At the third day's proceedings of the Edinburgh Mathematical Colloquium yesterday, Mr Richmond commenced his lecture by criticising Cayley's statement with reference to the distinction between projective and metrical geometry. He showed that the length of a straight line and the magnitude of an angle can be expressed in terms of a property which is unaltered by projection - e.g., cross-ratio. In this way the sine of the angle between two lines can be expressed in terms of the cross-ratio of the pencil formed by the arms of the angle and the circular lines through the vester. He next showed how all special elements - i.e., those at infinity, are reduced to uniformity by introducing a special line or a special plane. Two types of geometry were indicated - viz., projective geometry, in which incidence is the fundamental property, and affinitive geometry, in which parallelism is retained after any transformation.

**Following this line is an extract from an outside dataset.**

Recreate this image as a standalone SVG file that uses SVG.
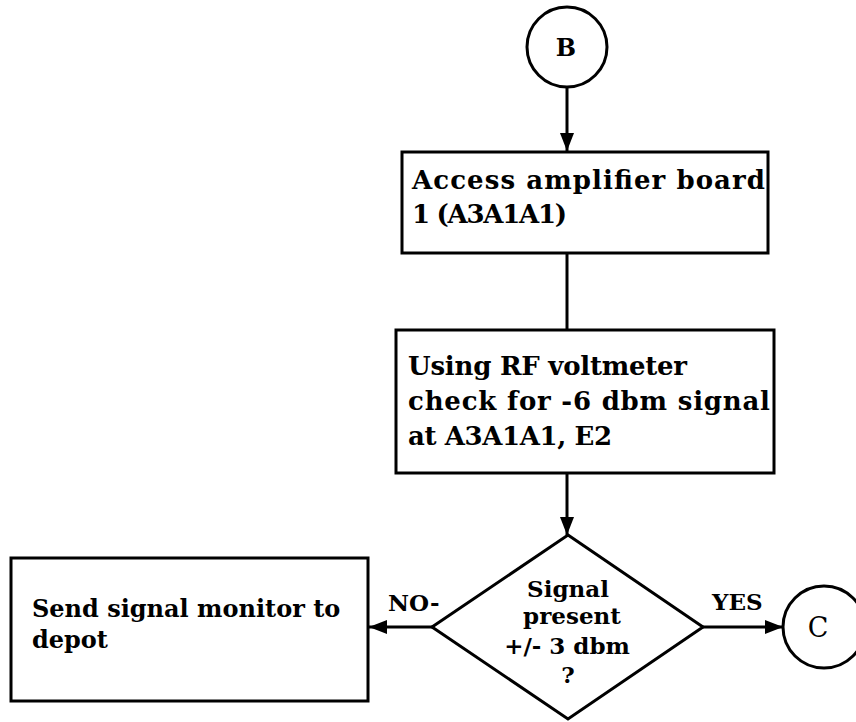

Mr Cunningham's third lecture began with a short reference to the famous quantum hypothesis, and suggested one or two difficulties in reference to it. It then passed on to a discussion of the way in which mechanical quantities, force, momentum, and energy, may be defined in terms of electrical quantities. A suggestion was then made as to the possibility of a moving aether, in which the laws of conservation of energy and momentum are retained, and which is consistent with the principle of relativity. Professor Whittaker delivered the first of his two lectures on the solution of equations. He divided the known methods into iterative and non-iterative. He dealt in yesterday's lecture with the first of these, the best known of which is Newton's rule, or the rule of tangents. After showing the geometrical principle on which they were based, he applied them to a special case.

On July 28 1914 Austria-Hungary declared war on Serbia.
On August 1 Germany declared war on Russia.
On August 3 Germany declared war on France.
On August 4 Germany invaded Belgium and Britain responded by declaring war on Germany.